Wow, Wow, Wow -- They're Reading The Blog -- Within The Past Couple Of Days Mentioned On The Blog That Large Data Centers Would Be "Off The Grid" -- October 15, 2025

Locator49404LDC.  

This was an incredibly long article. What little I read of it: really, really well done. My hunch: Jim Cramer is spending a lot of time on the article. Will probably ask ChatGPT to summarize it for his notes for tomorrow. Doug Burgum is no doubt sending a copy of this article to every member in US Congress -- they don't have a lot to do while the government is shut down. 

Front page story on tomorrow's WSJ, link here As usual, the comments are most entertaining: one quickly gets the idea who the Luddites are. LOL. Example:


 In Texas, our monthly utility bill has hardly moved.

This might get your attention. Spend some time on this graphic. Quick: accessible, dispatchable, plentiful, energy Nebraska, Nevada, Iowa, Illinois, Virginia, New Jersey? LOL.

This should help: 


Note California in the graphic above!

California and Texas: the tale of two states. Texas positioned themselves well; California dithered away a legacy. 

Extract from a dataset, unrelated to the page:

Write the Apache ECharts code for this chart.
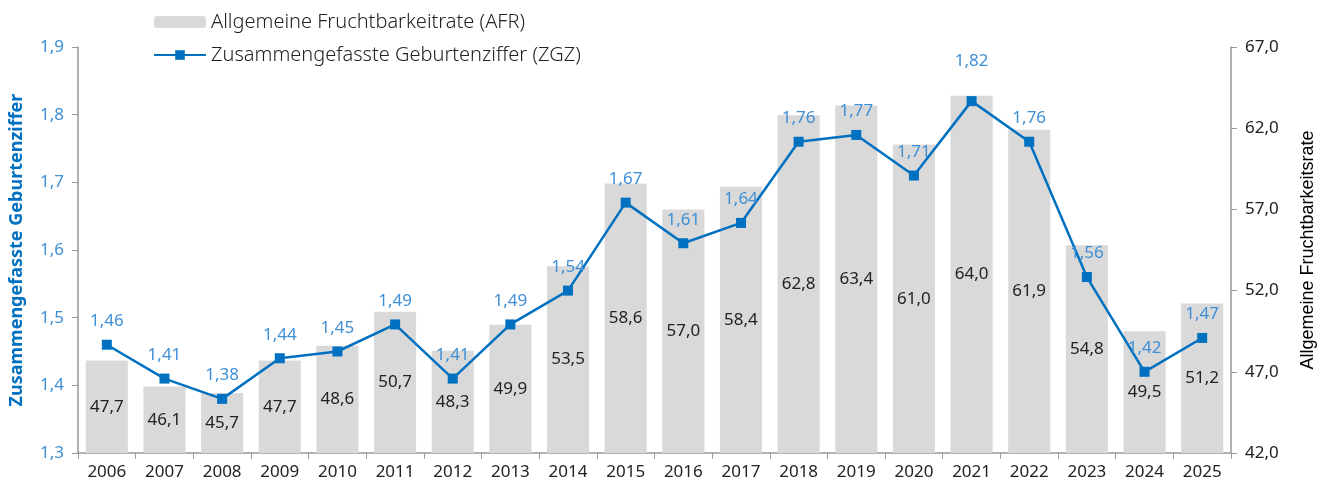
<!DOCTYPE html>
<html>
<head>
<meta charset="utf-8">
<script src="https://cdn.jsdelivr.net/npm/echarts@6/dist/echarts.min.js"></script>
<style>
  html, body { margin: 0; padding: 0; background: #fff; }
  #chart { width: 1325px; height: 486px; }
</style>
</head>
<body>
<div id="chart"></div>
<script>
// Jahre
var years = ["2006","2007","2008","2009","2010","2011","2012","2013","2014","2015",
             "2016","2017","2018","2019","2020","2021","2022","2023","2024","2025"];
// Allgemeine Fruchtbarkeitsrate (AFR)
var afr = [47.7, 46.1, 45.7, 47.7, 48.6, 50.7, 48.3, 49.9, 53.5, 58.6,
           57.0, 58.4, 62.8, 63.4, 61.0, 64.0, 61.9, 54.8, 49.5, 51.2];
// Zusammengefasste Geburtenziffer (ZGZ)
var zgz = [1.46, 1.41, 1.38, 1.44, 1.45, 1.49, 1.41, 1.49, 1.54, 1.67,
           1.61, 1.64, 1.76, 1.77, 1.71, 1.82, 1.76, 1.56, 1.42, 1.47];

var FONT = "'Noto Sans', sans-serif";
var BLUE = "#0070c0";
var LBLUE = "#3f8fd6";

function komma(v, d) { return Number(v).toFixed(d).replace(".", ","); }

var zgzData = zgz.map(function (v, i) {
  var item = { value: v };
  if (years[i] === "2021") item.label = { distance: 26 };
  return item;
});

var chart = echarts.init(document.getElementById("chart"));
chart.setOption({
  animation: false,
  textStyle: { fontFamily: FONT },
  legend: {
    orient: "vertical",
    left: 148,
    top: 7,
    itemGap: 13,
    itemWidth: 52,
    itemHeight: 12,
    textStyle: { fontFamily: FONT, fontSize: 20, color: "#222", fontWeight: 300 },
    data: [
      { name: "Allgemeine Fruchtbarkeitrate (AFR)" },
      { name: "Zusammengefasste Geburtenziffer (ZGZ)" }
    ]
  },
  grid: { left: 73, right: 93, top: 47, bottom: 33, containLabel: false },
  xAxis: {
    type: "category",
    data: years,
    axisLine: { lineStyle: { color: "#999", width: 1.5 } },
    axisTick: { show: true, length: 6, lineStyle: { color: "#999" } },
    axisLabel: { color: "#222", fontSize: 17, fontFamily: FONT, margin: 11 }
  },
  yAxis: [
    {
      type: "value",
      min: 1.3, max: 1.9, interval: 0.1,
      position: "left",
      name: "Zusammengefasste Geburtenziffer",
      nameLocation: "middle",
      nameGap: 52,
      nameRotate: 90,
      nameTextStyle: { color: BLUE, fontSize: 18, fontWeight: "bold", fontFamily: FONT },
      axisLine: { show: true, lineStyle: { color: "#999", width: 1.5 } },
      axisTick: { show: true, length: 6, lineStyle: { color: "#999" } },
      axisLabel: { color: LBLUE, fontSize: 17, fontFamily: FONT, margin: 14,
                   formatter: function (v) { return komma(v, 1); } },
      splitLine: { show: false }
    },
    {
      type: "value",
      min: 42, max: 67, interval: 5,
      position: "right",
      name: "Allgemeine Fruchtbarkeitsrate",
      nameLocation: "middle",
      nameGap: 68,
      nameRotate: 90,
      nameTextStyle: { color: "#000", fontSize: 18, fontFamily: "'Liberation Sans', Arial, sans-serif" },
      axisLine: { show: true, lineStyle: { color: "#999", width: 1.5 } },
      axisTick: { show: true, length: 6, lineStyle: { color: "#999" } },
      axisLabel: { color: "#222", fontSize: 17, fontFamily: FONT, margin: 14,
                   formatter: function (v) { return komma(v, 1); } },
      splitLine: { show: false }
    }
  ],
  series: [
    {
      name: "Allgemeine Fruchtbarkeitrate (AFR)",
      type: "bar",
      yAxisIndex: 1,
      data: afr,
      barWidth: "73%",
      itemStyle: { color: "#d9d9d9" },
      label: {
        show: true,
        position: "inside",
        color: "#222",
        fontSize: 17,
        fontFamily: FONT,
        formatter: function (p) { return komma(p.value, 1); }
      },
      z: 1
    },
    {
      name: "Zusammengefasste Geburtenziffer (ZGZ)",
      type: "line",
      yAxisIndex: 0,
      data: zgzData,
      symbol: "rect",
      symbolSize: 10,
      lineStyle: { color: BLUE, width: 2.5 },
      itemStyle: { color: BLUE },
      label: {
        show: true,
        position: "top",
        distance: 10,
        color: LBLUE,
        fontSize: 17,
        fontFamily: FONT,
        formatter: function (p) { return komma(p.value, 2); }
      },
      z: 3
    }
  ]
});
</script>
</body>
</html>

Front page story on tomorrow's WSJ, link here


From the linked article: 
In West Texas, natural-gas-fired power generation is under construction as part of the $500 billion Stargate project from OpenAI and Oracle. Gas turbines are in use at Colossus 1 and 2, the massive data centers Elon Musk’s xAI is building in Memphis, Tennessee. More than a dozen Equinix data centers across the country are using fuel cells for power.

With the push for AI dominance at warp speed, the “Bring Your Own Power” boom is a quick fix for the gridlock of trying to get on the grid. It’s driving an energy Wild West that is reshaping American power.

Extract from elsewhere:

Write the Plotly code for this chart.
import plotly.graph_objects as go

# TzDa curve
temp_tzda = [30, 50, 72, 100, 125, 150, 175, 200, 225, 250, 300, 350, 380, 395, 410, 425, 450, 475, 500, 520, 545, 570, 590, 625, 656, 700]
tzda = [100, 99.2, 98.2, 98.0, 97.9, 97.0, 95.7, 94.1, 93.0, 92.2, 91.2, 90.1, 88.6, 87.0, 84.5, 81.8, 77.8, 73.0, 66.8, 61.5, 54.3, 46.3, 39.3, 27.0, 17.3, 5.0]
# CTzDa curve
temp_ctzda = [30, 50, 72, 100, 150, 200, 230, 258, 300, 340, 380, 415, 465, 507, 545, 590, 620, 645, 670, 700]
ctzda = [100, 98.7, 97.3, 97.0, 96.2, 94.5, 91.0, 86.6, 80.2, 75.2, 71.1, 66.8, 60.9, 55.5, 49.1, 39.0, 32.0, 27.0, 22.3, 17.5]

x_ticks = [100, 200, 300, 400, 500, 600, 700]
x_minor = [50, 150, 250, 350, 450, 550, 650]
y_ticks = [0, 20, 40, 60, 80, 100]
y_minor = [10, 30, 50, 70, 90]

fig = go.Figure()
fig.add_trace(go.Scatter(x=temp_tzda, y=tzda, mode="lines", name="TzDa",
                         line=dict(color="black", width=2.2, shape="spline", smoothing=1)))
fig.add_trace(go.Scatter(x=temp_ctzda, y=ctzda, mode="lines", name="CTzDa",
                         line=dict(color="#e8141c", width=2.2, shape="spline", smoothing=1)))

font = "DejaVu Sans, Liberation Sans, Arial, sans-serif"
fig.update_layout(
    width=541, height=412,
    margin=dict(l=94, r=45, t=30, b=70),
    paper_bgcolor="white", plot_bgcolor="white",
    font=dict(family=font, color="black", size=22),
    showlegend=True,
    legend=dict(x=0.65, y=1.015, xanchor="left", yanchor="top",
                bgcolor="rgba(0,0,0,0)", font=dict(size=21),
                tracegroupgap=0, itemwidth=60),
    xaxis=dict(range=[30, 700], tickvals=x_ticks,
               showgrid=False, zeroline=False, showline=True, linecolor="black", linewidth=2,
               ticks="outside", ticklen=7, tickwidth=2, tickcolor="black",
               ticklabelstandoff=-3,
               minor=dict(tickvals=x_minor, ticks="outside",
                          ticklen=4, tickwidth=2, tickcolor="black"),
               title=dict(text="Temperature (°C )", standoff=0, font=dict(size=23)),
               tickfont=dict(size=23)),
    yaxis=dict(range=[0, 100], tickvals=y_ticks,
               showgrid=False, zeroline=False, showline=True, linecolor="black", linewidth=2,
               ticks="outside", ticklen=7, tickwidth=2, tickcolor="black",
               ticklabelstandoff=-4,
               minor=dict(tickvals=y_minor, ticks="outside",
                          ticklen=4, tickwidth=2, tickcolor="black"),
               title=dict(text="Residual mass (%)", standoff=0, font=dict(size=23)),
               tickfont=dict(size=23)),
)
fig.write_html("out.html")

Most tech titans would be happy to trade their DIY sourcing for the ability to plug into the electric grid. But supply-chain snarls and permitting challenges are complicating everything, and the U.S. isn’t building transmission infrastructure or power plants fast enough to meet the sudden surge in demand for electricity.

America should be adding about 80 gigawatts of new power generation capacity a year to keep pace with AI as well as cloud computing, crypto, industrial demand and electrification trends, according to consulting and technology firm ICF. It’s currently building less than 65 gigawatts. That gap alone is enough electricity to power two Manhattans during the hottest parts of summer.

Data centers have long taken power for granted, said KR Sridhar, founder and chief executive of Bloom Energy, which provides fuel cells to companies that need on-site power, often in a hurry. “You build the data center. Well, you just plug it in.” 

Four of the five Stargate LDCs are sited in natural gas basins (three in the Permian; one in the Utica); the location of the fifth is yet to be announced. North Dakota would be perfect. LOL. Don't laugh too hard -- it's not beyond the pale -- Doug Burgum is from North Dakota.